When measuring the temperatures and pressures of an operating refrigeration system, it is important to allow it to achieve a steady state operating condition. This allows for the measured pressures and temperatures to more accurately represent the current operational condition of the system.
To achieve a steady state operating condition, it is best to allow the system to operate for about 10 to 15 minutes after a startup or after a defrost cycle. This allows any flow control device, such as a TXV, to adjust to the proper port opening, and more importantly, allows the pipe temperatures to more closely approach the temperature of the refrigerant flowing through them.
When measuring pipe temperatures, we assume the pipe temperature closely aligns with the refrigerant’s temperature. However, this might not be accurate when a system first starts — it might take a while for the two temperatures to achieve a closer equilibrium.
Using a system’s measured pressures and temperatures before a steady state operating condition is achieved may lead to misdiagnosing a system issue or believing there is an issue when perhaps none exists. This is especially true when calculating the evaporator’s superheat value or the condenser subcooling value.
Consider, for example, working on a walk-in cooler using R-404A. The cooler has been off while you changed out one of its evaporator fan motors, and the case temperature rises to 50°F during this time. You turn the system back on and decide to measure the evaporator’s pressure and superheat value to ensure it is working normally after your repair. You measure an evaporator pressure of 62 psig and a suction line temperature of 50°F only after a few minutes of runtime and calculate the superheat value to be 25°F. You determine this to be too high, so you adjust the TXV. However, if you had let the system operate for a while longer, you probably would have seen the suction line temperature drop down to a temperature representing an acceptable superheat value. Now the TXV is probably misadjusted.
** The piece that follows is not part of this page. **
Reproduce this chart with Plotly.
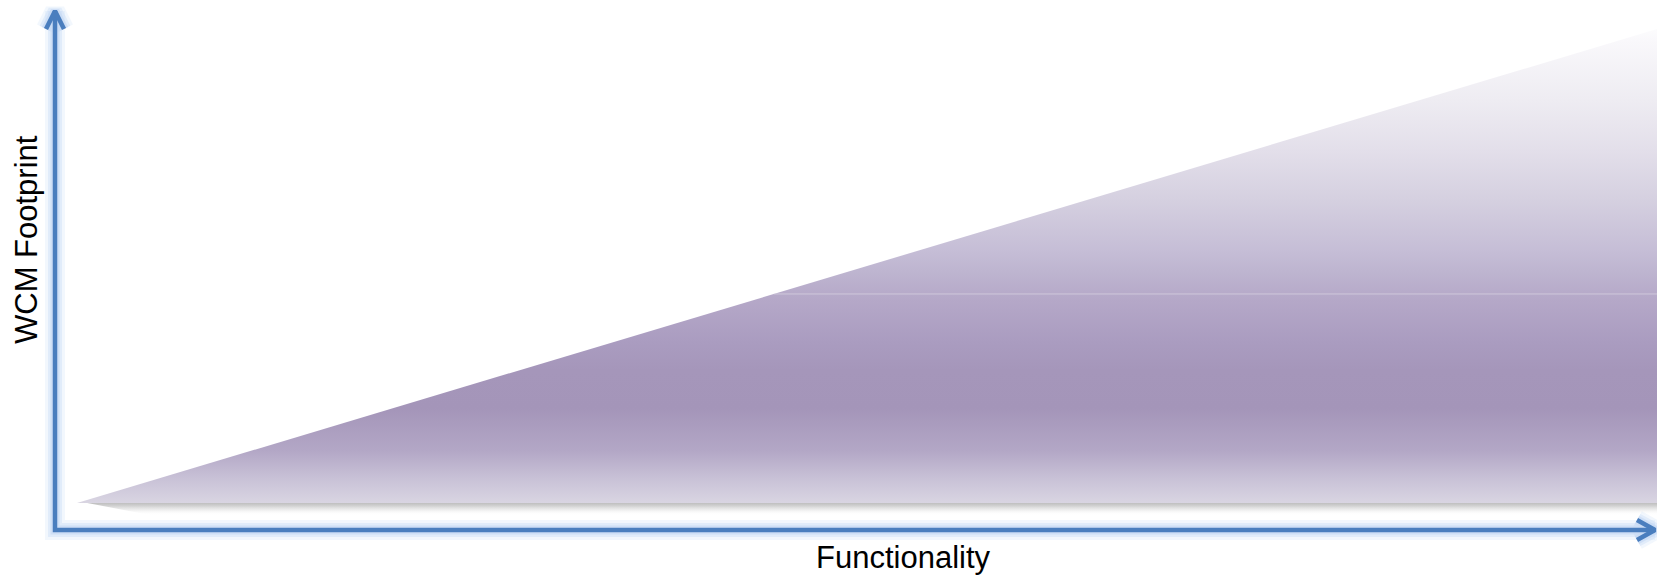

Not waiting for a steady state condition could also lead to wasted time on a job. Suppose you are working on a system with an adjustable condenser flooding valve. You decide to adjust the valve to achieve a different minimum liquid pressure during low ambient conditions. When adjusting these valves, it is best practice to make small adjustments and allow the system adequate time to settle out and achieve a new steady state operating condition. Not allowing the system to get to a steady state operation may lead you to make continuous adjustments while trying to achieve your desired result. This can lead to a very time-consuming and frustrating job.
It is important to have patience while working on refrigeration systems. Allowing a system to get to a steady state condition is a must when making certain repairs and adjustments. Not allowing the system to run long enough can lead to inaccurate pressures and temperatures being measured and potentially misdiagnosing a system’s performance.